(begin)

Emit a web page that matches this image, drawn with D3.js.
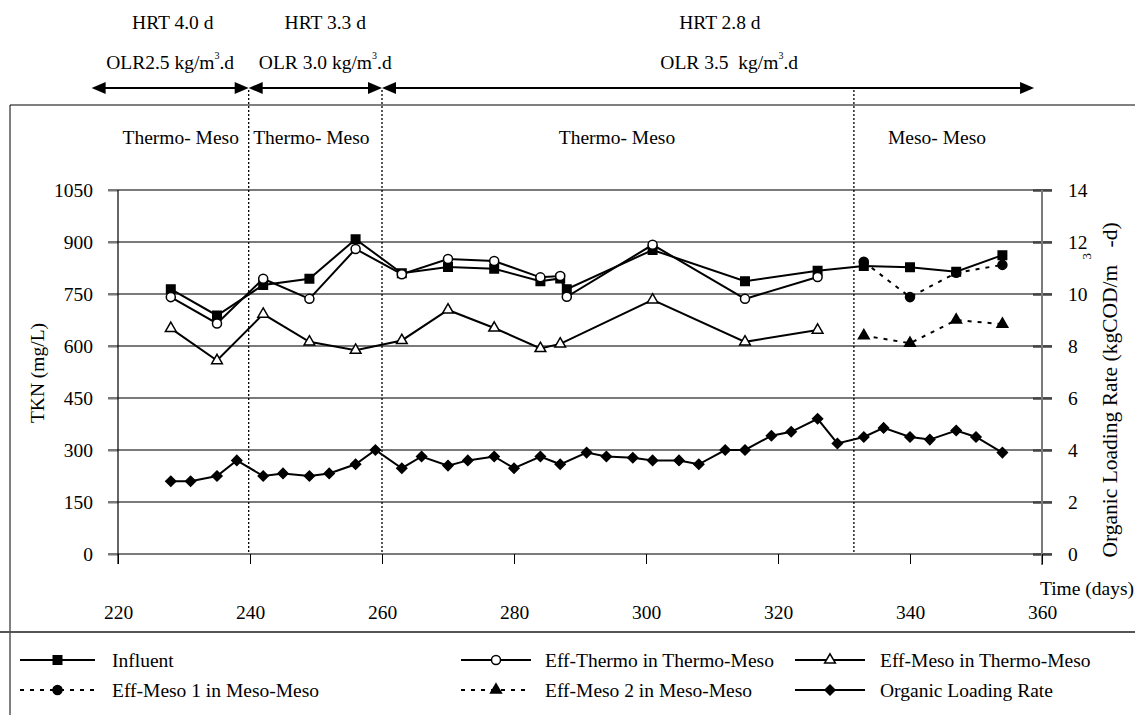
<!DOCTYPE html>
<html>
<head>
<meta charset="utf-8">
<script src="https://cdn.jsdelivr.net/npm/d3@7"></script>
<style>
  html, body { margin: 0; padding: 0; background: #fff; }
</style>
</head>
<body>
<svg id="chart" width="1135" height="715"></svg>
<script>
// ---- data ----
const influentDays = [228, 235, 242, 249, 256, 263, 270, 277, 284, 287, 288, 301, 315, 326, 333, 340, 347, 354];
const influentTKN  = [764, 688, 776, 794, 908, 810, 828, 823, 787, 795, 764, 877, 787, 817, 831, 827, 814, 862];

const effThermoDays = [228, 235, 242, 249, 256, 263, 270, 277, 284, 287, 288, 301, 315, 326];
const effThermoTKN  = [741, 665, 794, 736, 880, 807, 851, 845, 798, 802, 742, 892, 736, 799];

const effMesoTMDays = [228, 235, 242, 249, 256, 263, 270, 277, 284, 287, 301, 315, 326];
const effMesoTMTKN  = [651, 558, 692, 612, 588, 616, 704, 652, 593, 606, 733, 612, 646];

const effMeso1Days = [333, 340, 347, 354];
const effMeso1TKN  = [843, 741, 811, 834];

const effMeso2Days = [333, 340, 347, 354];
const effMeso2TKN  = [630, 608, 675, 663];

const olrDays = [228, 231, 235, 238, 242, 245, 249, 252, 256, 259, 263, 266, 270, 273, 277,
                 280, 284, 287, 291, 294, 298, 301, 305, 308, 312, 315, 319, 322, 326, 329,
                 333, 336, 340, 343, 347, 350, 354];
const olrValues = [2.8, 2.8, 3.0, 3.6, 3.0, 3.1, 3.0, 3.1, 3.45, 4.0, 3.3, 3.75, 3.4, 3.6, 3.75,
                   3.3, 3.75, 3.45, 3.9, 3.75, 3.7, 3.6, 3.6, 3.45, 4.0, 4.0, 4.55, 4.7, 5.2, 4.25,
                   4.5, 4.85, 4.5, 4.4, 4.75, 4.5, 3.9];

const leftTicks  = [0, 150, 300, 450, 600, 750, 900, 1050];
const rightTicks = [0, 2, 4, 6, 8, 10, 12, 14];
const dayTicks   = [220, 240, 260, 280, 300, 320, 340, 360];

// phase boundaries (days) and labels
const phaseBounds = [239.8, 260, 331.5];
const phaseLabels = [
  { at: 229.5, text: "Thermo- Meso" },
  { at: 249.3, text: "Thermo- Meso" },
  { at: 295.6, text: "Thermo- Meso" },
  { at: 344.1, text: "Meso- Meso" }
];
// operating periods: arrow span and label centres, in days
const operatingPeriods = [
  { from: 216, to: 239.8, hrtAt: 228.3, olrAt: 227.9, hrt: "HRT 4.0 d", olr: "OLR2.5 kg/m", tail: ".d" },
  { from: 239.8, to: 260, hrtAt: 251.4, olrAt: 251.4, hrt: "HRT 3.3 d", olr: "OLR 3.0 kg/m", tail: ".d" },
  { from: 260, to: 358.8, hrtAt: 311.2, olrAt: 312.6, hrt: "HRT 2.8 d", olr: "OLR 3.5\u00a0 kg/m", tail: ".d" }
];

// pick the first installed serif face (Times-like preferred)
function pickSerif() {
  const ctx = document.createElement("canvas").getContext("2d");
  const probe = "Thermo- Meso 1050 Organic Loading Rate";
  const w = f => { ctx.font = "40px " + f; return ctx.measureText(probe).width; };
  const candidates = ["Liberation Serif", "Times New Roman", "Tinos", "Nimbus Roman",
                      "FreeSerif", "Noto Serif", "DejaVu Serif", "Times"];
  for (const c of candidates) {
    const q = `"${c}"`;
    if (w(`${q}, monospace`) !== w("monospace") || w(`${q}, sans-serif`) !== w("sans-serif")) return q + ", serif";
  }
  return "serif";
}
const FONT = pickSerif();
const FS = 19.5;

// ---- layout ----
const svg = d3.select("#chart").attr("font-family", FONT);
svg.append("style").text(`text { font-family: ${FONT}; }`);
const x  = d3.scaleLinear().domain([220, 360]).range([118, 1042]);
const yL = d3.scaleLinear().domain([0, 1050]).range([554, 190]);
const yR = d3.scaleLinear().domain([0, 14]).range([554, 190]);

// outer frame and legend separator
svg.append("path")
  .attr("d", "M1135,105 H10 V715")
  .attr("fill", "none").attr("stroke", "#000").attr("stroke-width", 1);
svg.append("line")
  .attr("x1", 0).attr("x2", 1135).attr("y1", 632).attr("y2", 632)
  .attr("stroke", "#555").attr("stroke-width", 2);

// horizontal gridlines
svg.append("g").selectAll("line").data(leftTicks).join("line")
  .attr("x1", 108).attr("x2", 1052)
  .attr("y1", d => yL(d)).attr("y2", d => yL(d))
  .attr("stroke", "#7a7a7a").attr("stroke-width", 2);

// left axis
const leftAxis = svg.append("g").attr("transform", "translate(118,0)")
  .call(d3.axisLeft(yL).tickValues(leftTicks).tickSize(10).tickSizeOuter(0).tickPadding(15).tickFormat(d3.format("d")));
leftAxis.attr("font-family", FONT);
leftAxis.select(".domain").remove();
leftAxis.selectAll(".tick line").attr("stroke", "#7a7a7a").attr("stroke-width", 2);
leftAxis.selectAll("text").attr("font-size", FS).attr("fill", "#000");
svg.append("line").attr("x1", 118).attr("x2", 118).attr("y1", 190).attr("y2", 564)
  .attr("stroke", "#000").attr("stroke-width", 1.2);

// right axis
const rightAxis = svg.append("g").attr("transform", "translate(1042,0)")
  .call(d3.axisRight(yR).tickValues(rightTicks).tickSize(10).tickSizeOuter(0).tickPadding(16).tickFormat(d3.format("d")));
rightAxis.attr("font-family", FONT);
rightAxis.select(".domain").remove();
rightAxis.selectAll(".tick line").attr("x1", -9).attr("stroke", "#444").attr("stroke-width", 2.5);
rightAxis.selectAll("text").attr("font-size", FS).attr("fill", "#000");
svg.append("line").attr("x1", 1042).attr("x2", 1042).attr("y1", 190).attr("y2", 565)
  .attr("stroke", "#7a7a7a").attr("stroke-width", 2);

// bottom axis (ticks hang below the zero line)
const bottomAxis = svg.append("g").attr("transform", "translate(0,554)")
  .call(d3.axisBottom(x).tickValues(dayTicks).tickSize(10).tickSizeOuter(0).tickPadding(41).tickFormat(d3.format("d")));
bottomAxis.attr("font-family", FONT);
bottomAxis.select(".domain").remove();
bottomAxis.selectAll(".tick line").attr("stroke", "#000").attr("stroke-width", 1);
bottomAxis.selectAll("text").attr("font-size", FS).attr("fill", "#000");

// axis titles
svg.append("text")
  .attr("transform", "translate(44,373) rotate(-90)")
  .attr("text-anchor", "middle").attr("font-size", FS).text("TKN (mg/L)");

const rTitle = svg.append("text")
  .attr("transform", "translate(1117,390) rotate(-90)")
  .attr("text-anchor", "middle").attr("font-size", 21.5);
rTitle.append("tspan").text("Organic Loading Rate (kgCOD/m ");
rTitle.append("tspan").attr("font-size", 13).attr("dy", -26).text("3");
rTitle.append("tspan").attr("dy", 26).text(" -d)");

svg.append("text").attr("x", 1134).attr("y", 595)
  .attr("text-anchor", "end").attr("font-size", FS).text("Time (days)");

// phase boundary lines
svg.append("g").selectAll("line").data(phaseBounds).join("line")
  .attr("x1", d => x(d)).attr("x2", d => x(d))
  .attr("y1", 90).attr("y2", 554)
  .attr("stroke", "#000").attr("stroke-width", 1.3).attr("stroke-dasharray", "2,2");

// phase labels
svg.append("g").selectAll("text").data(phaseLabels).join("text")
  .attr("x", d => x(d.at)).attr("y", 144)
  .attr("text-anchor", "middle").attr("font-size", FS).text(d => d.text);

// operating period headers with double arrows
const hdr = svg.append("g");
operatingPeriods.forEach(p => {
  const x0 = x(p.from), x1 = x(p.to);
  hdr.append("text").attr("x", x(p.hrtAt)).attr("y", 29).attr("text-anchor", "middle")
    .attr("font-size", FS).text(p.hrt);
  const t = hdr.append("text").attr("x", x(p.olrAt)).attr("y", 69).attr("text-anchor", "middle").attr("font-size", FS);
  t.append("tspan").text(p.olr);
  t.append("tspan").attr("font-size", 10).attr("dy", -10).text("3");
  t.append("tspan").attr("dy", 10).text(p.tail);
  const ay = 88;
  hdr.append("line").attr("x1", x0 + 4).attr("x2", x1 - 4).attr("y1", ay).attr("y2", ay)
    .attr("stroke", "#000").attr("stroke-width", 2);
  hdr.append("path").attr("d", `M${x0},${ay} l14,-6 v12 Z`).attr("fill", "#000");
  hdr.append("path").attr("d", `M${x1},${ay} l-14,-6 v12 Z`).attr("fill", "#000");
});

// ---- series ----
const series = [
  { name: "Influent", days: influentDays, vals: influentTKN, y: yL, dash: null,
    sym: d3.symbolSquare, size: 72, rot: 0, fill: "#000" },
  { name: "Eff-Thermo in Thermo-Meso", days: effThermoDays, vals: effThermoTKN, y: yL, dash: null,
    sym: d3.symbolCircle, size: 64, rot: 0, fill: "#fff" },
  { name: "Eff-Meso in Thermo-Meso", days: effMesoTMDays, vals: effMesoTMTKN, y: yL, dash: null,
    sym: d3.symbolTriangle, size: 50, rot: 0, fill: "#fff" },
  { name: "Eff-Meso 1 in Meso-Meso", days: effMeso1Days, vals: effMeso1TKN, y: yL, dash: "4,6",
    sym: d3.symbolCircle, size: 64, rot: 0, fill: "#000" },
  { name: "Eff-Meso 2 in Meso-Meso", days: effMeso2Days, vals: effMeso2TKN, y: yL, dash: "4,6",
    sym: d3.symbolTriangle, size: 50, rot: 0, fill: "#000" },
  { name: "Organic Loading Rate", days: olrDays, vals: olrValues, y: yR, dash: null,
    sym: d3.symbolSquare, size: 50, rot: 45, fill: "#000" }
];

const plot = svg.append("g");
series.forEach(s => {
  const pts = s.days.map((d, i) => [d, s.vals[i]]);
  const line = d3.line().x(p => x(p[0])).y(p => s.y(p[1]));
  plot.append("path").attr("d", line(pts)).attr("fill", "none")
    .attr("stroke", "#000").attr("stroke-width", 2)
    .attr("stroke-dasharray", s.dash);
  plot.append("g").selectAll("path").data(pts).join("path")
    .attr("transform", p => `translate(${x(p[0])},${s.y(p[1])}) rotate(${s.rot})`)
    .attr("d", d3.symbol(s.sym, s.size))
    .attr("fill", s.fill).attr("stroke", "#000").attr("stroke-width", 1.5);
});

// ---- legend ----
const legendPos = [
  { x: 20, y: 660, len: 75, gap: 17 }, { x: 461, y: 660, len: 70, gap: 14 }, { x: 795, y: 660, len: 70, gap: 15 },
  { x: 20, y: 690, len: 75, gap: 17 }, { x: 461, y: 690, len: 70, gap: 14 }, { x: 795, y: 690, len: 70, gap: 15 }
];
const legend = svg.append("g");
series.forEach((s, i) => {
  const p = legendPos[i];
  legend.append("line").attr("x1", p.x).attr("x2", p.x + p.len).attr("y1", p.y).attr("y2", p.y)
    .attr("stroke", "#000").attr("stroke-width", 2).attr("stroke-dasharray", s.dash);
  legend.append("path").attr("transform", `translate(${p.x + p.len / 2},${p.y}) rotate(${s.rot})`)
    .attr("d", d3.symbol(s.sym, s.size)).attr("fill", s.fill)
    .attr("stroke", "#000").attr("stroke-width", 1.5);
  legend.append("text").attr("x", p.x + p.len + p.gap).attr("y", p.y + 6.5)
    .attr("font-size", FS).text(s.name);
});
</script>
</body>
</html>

(end)

PROBLEM DETAILS
Leave out the pictures and repeat the lines from the start of the material through the line with "320, 340, 360];", inclusive.

CORRECT RESULT
Emit a web page that matches this image, drawn with D3.js.
<!DOCTYPE html>
<html>
<head>
<meta charset="utf-8">
<script src="https://cdn.jsdelivr.net/npm/d3@7"></script>
<style>
  html, body { margin: 0; padding: 0; background: #fff; }
</style>
</head>
<body>
<svg id="chart" width="1135" height="715"></svg>
<script>
// ---- data ----
const influentDays = [228, 235, 242, 249, 256, 263, 270, 277, 284, 287, 288, 301, 315, 326, 333, 340, 347, 354];
const influentTKN  = [764, 688, 776, 794, 908, 810, 828, 823, 787, 795, 764, 877, 787, 817, 831, 827, 814, 862];

const effThermoDays = [228, 235, 242, 249, 256, 263, 270, 277, 284, 287, 288, 301, 315, 326];
const effThermoTKN  = [741, 665, 794, 736, 880, 807, 851, 845, 798, 802, 742, 892, 736, 799];

const effMesoTMDays = [228, 235, 242, 249, 256, 263, 270, 277, 284, 287, 301, 315, 326];
const effMesoTMTKN  = [651, 558, 692, 612, 588, 616, 704, 652, 593, 606, 733, 612, 646];

const effMeso1Days = [333, 340, 347, 354];
const effMeso1TKN  = [843, 741, 811, 834];

const effMeso2Days = [333, 340, 347, 354];
const effMeso2TKN  = [630, 608, 675, 663];

const olrDays = [228, 231, 235, 238, 242, 245, 249, 252, 256, 259, 263, 266, 270, 273, 277,
                 280, 284, 287, 291, 294, 298, 301, 305, 308, 312, 315, 319, 322, 326, 329,
                 333, 336, 340, 343, 347, 350, 354];
const olrValues = [2.8, 2.8, 3.0, 3.6, 3.0, 3.1, 3.0, 3.1, 3.45, 4.0, 3.3, 3.75, 3.4, 3.6, 3.75,
                   3.3, 3.75, 3.45, 3.9, 3.75, 3.7, 3.6, 3.6, 3.45, 4.0, 4.0, 4.55, 4.7, 5.2, 4.25,
                   4.5, 4.85, 4.5, 4.4, 4.75, 4.5, 3.9];

const leftTicks  = [0, 150, 300, 450, 600, 750, 900, 1050];
const rightTicks = [0, 2, 4, 6, 8, 10, 12, 14];
const dayTicks   = [220, 240, 260, 280, 300, 320, 340, 360];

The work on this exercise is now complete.